**GOAL OF THE EXERCISE:** Reproduce each line of the material exactly, minus any picture.

--- SUPPLIED INFORMATION ---

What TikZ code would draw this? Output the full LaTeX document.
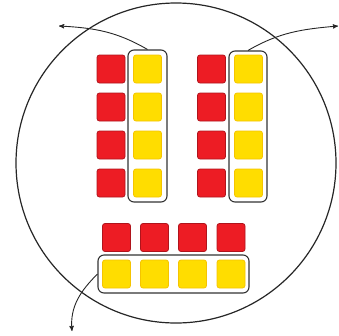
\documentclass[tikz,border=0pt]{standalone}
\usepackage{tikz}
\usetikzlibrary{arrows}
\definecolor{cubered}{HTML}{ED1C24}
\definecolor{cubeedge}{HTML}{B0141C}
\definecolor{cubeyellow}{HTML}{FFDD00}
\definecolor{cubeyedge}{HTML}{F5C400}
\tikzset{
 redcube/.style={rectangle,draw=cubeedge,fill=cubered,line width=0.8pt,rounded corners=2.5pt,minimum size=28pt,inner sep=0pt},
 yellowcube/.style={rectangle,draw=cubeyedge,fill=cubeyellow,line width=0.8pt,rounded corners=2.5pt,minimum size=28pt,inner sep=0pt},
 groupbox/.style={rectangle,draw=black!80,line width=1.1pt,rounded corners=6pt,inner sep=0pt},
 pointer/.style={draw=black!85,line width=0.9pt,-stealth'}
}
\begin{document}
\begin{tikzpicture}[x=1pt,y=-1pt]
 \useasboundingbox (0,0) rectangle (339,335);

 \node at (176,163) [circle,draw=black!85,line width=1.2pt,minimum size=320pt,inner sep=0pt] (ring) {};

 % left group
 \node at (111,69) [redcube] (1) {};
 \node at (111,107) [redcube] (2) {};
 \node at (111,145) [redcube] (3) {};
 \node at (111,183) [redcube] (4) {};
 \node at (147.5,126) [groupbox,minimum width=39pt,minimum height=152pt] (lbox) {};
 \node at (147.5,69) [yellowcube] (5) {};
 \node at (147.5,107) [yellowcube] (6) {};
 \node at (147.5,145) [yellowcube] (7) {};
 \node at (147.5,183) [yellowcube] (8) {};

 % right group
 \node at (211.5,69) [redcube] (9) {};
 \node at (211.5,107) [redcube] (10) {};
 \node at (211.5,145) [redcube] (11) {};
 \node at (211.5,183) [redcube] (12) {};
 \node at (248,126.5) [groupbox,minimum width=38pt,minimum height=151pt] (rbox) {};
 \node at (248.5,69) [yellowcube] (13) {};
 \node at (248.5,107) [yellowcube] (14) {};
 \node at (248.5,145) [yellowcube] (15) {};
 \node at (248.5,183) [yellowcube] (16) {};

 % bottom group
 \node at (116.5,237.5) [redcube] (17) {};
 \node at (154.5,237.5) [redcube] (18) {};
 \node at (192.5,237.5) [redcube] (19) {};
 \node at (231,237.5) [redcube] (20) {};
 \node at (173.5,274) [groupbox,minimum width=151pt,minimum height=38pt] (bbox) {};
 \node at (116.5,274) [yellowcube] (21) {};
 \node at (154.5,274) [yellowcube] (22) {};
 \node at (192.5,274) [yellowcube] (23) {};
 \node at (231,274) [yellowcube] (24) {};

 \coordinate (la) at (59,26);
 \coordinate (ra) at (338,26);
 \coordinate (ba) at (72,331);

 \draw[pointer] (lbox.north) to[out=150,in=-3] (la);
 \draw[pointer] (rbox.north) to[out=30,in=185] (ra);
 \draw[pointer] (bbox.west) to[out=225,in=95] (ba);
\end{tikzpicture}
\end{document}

---

**ANSWER FOR THE TASK:**
What TikZ code would draw this? Output the full LaTeX document.
\documentclass[tikz,border=0pt]{standalone}
\usepackage{tikz}
\usetikzlibrary{arrows}
\definecolor{cubered}{HTML}{ED1C24}
\definecolor{cubeedge}{HTML}{B0141C}
\definecolor{cubeyellow}{HTML}{FFDD00}
\definecolor{cubeyedge}{HTML}{F5C400}
\tikzset{
 redcube/.style={rectangle,draw=cubeedge,fill=cubered,line width=0.8pt,rounded corners=2.5pt,minimum size=28pt,inner sep=0pt},
 yellowcube/.style={rectangle,draw=cubeyedge,fill=cubeyellow,line width=0.8pt,rounded corners=2.5pt,minimum size=28pt,inner sep=0pt},
 groupbox/.style={rectangle,draw=black!80,line width=1.1pt,rounded corners=6pt,inner sep=0pt},
 pointer/.style={draw=black!85,line width=0.9pt,-stealth'}
}
\begin{document}
\begin{tikzpicture}[x=1pt,y=-1pt]
 \useasboundingbox (0,0) rectangle (339,335);

 \node at (176,163) [circle,draw=black!85,line width=1.2pt,minimum size=320pt,inner sep=0pt] (ring) {};

 % left group
 \node at (111,69) [redcube] (1) {};
 \node at (111,107) [redcube] (2) {};
 \node at (111,145) [redcube] (3) {};
 \node at (111,183) [redcube] (4) {};
 \node at (147.5,126) [groupbox,minimum width=39pt,minimum height=152pt] (lbox) {};
 \node at (147.5,69) [yellowcube] (5) {};
 \node at (147.5,107) [yellowcube] (6) {};
 \node at (147.5,145) [yellowcube] (7) {};
 \node at (147.5,183) [yellowcube] (8) {};

 % right group
 \node at (211.5,69) [redcube] (9) {};
 \node at (211.5,107) [redcube] (10) {};
 \node at (211.5,145) [redcube] (11) {};
 \node at (211.5,183) [redcube] (12) {};
 \node at (248,126.5) [groupbox,minimum width=38pt,minimum height=151pt] (rbox) {};
 \node at (248.5,69) [yellowcube] (13) {};
 \node at (248.5,107) [yellowcube] (14) {};
 \node at (248.5,145) [yellowcube] (15) {};
 \node at (248.5,183) [yellowcube] (16) {};

 % bottom group
 \node at (116.5,237.5) [redcube] (17) {};
 \node at (154.5,237.5) [redcube] (18) {};
 \node at (192.5,237.5) [redcube] (19) {};
 \node at (231,237.5) [redcube] (20) {};
 \node at (173.5,274) [groupbox,minimum width=151pt,minimum height=38pt] (bbox) {};
 \node at (116.5,274) [yellowcube] (21) {};
 \node at (154.5,274) [yellowcube] (22) {};
 \node at (192.5,274) [yellowcube] (23) {};
 \node at (231,274) [yellowcube] (24) {};

 \coordinate (la) at (59,26);
 \coordinate (ra) at (338,26);
 \coordinate (ba) at (72,331);

 \draw[pointer] (lbox.north) to[out=150,in=-3] (la);
 \draw[pointer] (rbox.north) to[out=30,in=185] (ra);
 \draw[pointer] (bbox.west) to[out=225,in=95] (ba);
\end{tikzpicture}
\end{document}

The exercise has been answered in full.